Spain 2016

Korbin Bordonie
Week one
After I stepped off the bus into the city of my new home earlier this week, I noticed things were a lot different in Spain. Along with the extremely fast language they speak in Spain, something as small as the layout of their grid of the city is different. This first week I found myself pulling out my phone quite a bit after I got lost a few times to check my GPS. The grid of the city is set out however it fell hundreds of years ago. There is no coordination in the streets or any set structure, so the streets go all different ways and directions. The people of Alcala de Henares and of Spain walk an enormous amount. The amount of walking they do in Spain has resulted in a very fit population. And when I say walk, if it’s 5 miles a day to get to work, they are walking. They walk to dinner, they walk to the grocery store, they walk everywhere. With this being said, the streets are not as clean as ours in the United States due to the amount of traffic they endure. One of my first experiences, on the first day, was an old man almost getting hit by a car. The cars here do not have to yield to pedestrians as they do in the United States, if you would like to cross the street you just take a step out into the street. Kind of risky if you ask me, so I look both ways every time I cross, as they do not. Things are very different here and I’m sure I’ll discover some new things to share with the readers in the next few days.

Week two
I just ate my fourth piece of bread for the day. For every meal of the day, Spaniards eat non-processed bread. Bread cleans your pallet in your mouth and has some kind of history with their culture I have not figured out yet. (The language barrier is quite difficult, haha!) Oh, and lunch is at 2:30 where dinner is at 9:30, a little different than at home, huh? The nice family that is sharing their house with me for the month has two boys. One of the brothers is 15 and the other is 17. Both speak very little English and the parents speak none at all.
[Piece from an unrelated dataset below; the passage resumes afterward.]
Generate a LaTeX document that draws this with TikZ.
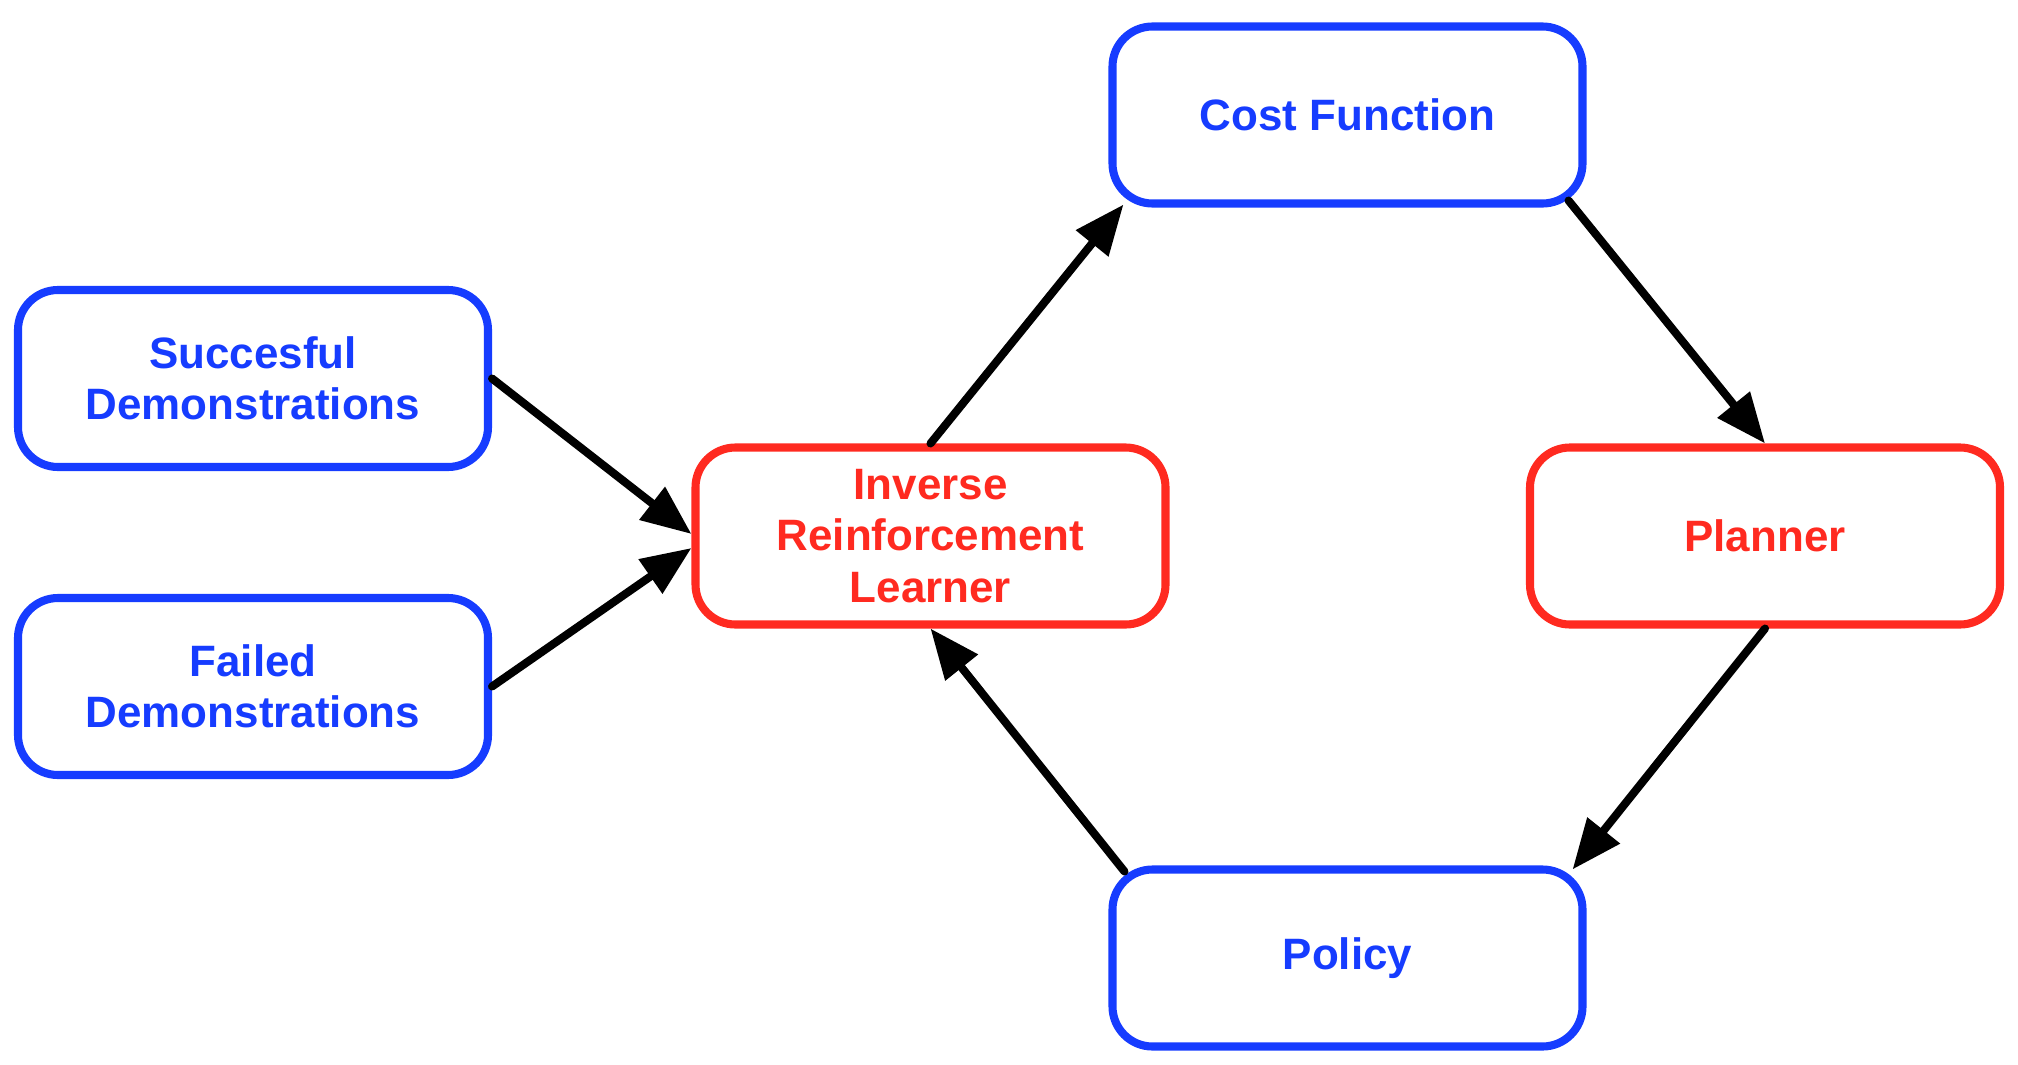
\documentclass[tikz,border=0pt]{standalone}
\usepackage{fontspec}
\setmainfont{Liberation Sans}
\usepackage{tikz}
\usetikzlibrary{positioning,arrows.meta}
\definecolor{boxblue}{RGB}{22,60,255}
\definecolor{boxred}{RGB}{255,42,32}

\begin{document}
\begin{tikzpicture}[
  box/.style={rectangle,rounded corners=0.4cm,line width=2.3pt,minimum width=4.70cm,minimum height=1.77cm,
    align=center,font=\fontsize{12.5}{14.6}\selectfont\bfseries,fill=white},
  bluebox/.style={box,draw=boxblue,text=boxblue},
  redbox/.style={box,draw=boxred,text=boxred},
  arr/.style={-{Triangle[length=5mm,width=4mm]},line width=2.3pt,line cap=round}]
\useasboundingbox (0,0) rectangle (20.18,10.64);
\path
(9.305,5.28) node[redbox] (irl) {Inverse\\Reinforcement\\Learner}
+(-6.775,1.575)  node[bluebox] (succ) {Succesful\\Demonstrations}
+(-6.775,-1.505) node[bluebox] (fail) {Failed\\Demonstrations}
+(4.17,4.21)   node[bluebox] (cost) {Cost Function}
+(8.345,0)     node[redbox]  (plan) {Planner}
+(4.17,-4.22)  node[bluebox] (pol)  {Policy};

\draw[arr] (succ.east)--([yshift=0.02cm]irl.west);
\draw[arr] (fail.east)--([yshift=-0.12cm]irl.west);
\draw[arr] (irl.north)--([xshift=0.15cm,yshift=0.03cm]cost.south west);
\draw[arr] ([xshift=-0.18cm,yshift=0.07cm]cost.south east)--(plan.north);
\draw[arr] (plan.south)--([xshift=-0.14cm,yshift=-0.04cm]pol.north east);
\draw[arr] ([xshift=0.16cm,yshift=-0.06cm]pol.north west)--(irl.south);
\end{tikzpicture}
\end{document}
The conversations between the family and I have resulted most of the time in me saying, sí and no, from what I can translate from the rapid fire talking.

I went to a bullfight earlier this week. There were tons of people in the coliseum. It was kind of strange to see a human fight an animal because that would never happen in the United States. This is part of their culture, and has been dated back all the way to 1726. Things like this may be something us as Americans would not agree with, but it is their culture and we must respect that.